____ Data provided
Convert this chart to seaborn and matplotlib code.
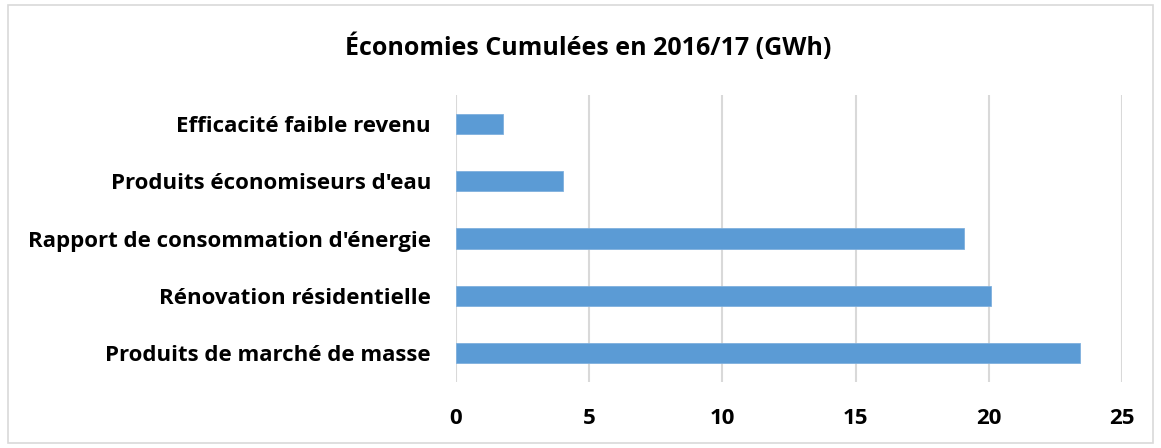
import matplotlib
matplotlib.use("Agg")
import matplotlib.pyplot as plt
import seaborn as sns
import pandas as pd
from matplotlib.patches import Rectangle

categories = ["Efficacité faible revenu", "Produits économiseurs d'eau",
              "Rapport de consommation d'énergie", "Rénovation résidentielle",
              "Produits de marché de masse"]
values = [1.78, 4.03, 19.07, 20.08, 23.42]
xticks = [0, 5, 10, 15, 20, 25]
title = "Économies Cumulées en 2016/17 (GWh)"

sns.set_theme(style="white")
plt.rcParams['font.family'] = ['Open Sans', 'DejaVu Sans']

df = pd.DataFrame({"cat": categories, "val": values})

fig = plt.figure(figsize=(11.61, 4.48), dpi=100)
ax = fig.add_axes([456/1161, 1-382/448, (1122-456)/1161, (382-95)/448])

sns.barplot(data=df, y="cat", x="val", orient="h", color="#5B9BD5",
            saturation=1, width=0.35, ax=ax, edgecolor="#7FB0DE", linewidth=0.6, zorder=3)

ax.set_xlim(0, 25)
ax.set_ylim(4.5, -0.5)
ax.set_xticks(xticks)
ax.set_xticklabels([str(t) for t in xticks], fontsize=16, fontweight="bold", color="black")
ax.tick_params(axis="x", length=0, pad=19)
ax.tick_params(axis="y", length=0, pad=18)
for lbl in ax.get_yticklabels():
    lbl.set_fontsize(16)
    lbl.set_fontweight("bold")
    lbl.set_color("black")
ax.set_xlabel("")
ax.set_ylabel("")
ax.grid(axis="x", color="#D9D9D9", linewidth=1.5, zorder=0)
ax.grid(axis="y", visible=False)
for s in ax.spines.values():
    s.set_visible(False)

fig.text(588/1161, 1-47/448, title, ha="center", va="center", fontsize=18,
         fontweight="bold", color="black")

fig.patches.append(Rectangle((8/1161, 5/448), (1153-8)/1161, (443-5)/448,
                             transform=fig.transFigure, fill=False,
                             edgecolor="#D9D9D9", linewidth=1.2))

fig.savefig("out.png", dpi=100)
________
Given problem:
Exclude the pictures. Write out the remaining data exactly.

Solution to this problem:
Convert this chart to seaborn and matplotlib code.
import matplotlib
matplotlib.use("Agg")
import matplotlib.pyplot as plt
import seaborn as sns
import pandas as pd
from matplotlib.patches import Rectangle

categories = ["Efficacité faible revenu", "Produits économiseurs d'eau",
              "Rapport de consommation d'énergie", "Rénovation résidentielle",
              "Produits de marché de masse"]
values = [1.78, 4.03, 19.07, 20.08, 23.42]
xticks = [0, 5, 10, 15, 20, 25]
title = "Économies Cumulées en 2016/17 (GWh)"

sns.set_theme(style="white")
plt.rcParams['font.family'] = ['Open Sans', 'DejaVu Sans']

df = pd.DataFrame({"cat": categories, "val": values})

fig = plt.figure(figsize=(11.61, 4.48), dpi=100)
ax = fig.add_axes([456/1161, 1-382/448, (1122-456)/1161, (382-95)/448])

sns.barplot(data=df, y="cat", x="val", orient="h", color="#5B9BD5",
            saturation=1, width=0.35, ax=ax, edgecolor="#7FB0DE", linewidth=0.6, zorder=3)

ax.set_xlim(0, 25)
ax.set_ylim(4.5, -0.5)
ax.set_xticks(xticks)
ax.set_xticklabels([str(t) for t in xticks], fontsize=16, fontweight="bold", color="black")
ax.tick_params(axis="x", length=0, pad=19)
ax.tick_params(axis="y", length=0, pad=18)
for lbl in ax.get_yticklabels():
    lbl.set_fontsize(16)
    lbl.set_fontweight("bold")
    lbl.set_color("black")
ax.set_xlabel("")
ax.set_ylabel("")
ax.grid(axis="x", color="#D9D9D9", linewidth=1.5, zorder=0)
ax.grid(axis="y", visible=False)
for s in ax.spines.values():
    s.set_visible(False)

fig.text(588/1161, 1-47/448, title, ha="center", va="center", fontsize=18,
         fontweight="bold", color="black")

fig.patches.append(Rectangle((8/1161, 5/448), (1153-8)/1161, (443-5)/448,
                             transform=fig.transFigure, fill=False,
                             edgecolor="#D9D9D9", linewidth=1.2))

fig.savefig("out.png", dpi=100)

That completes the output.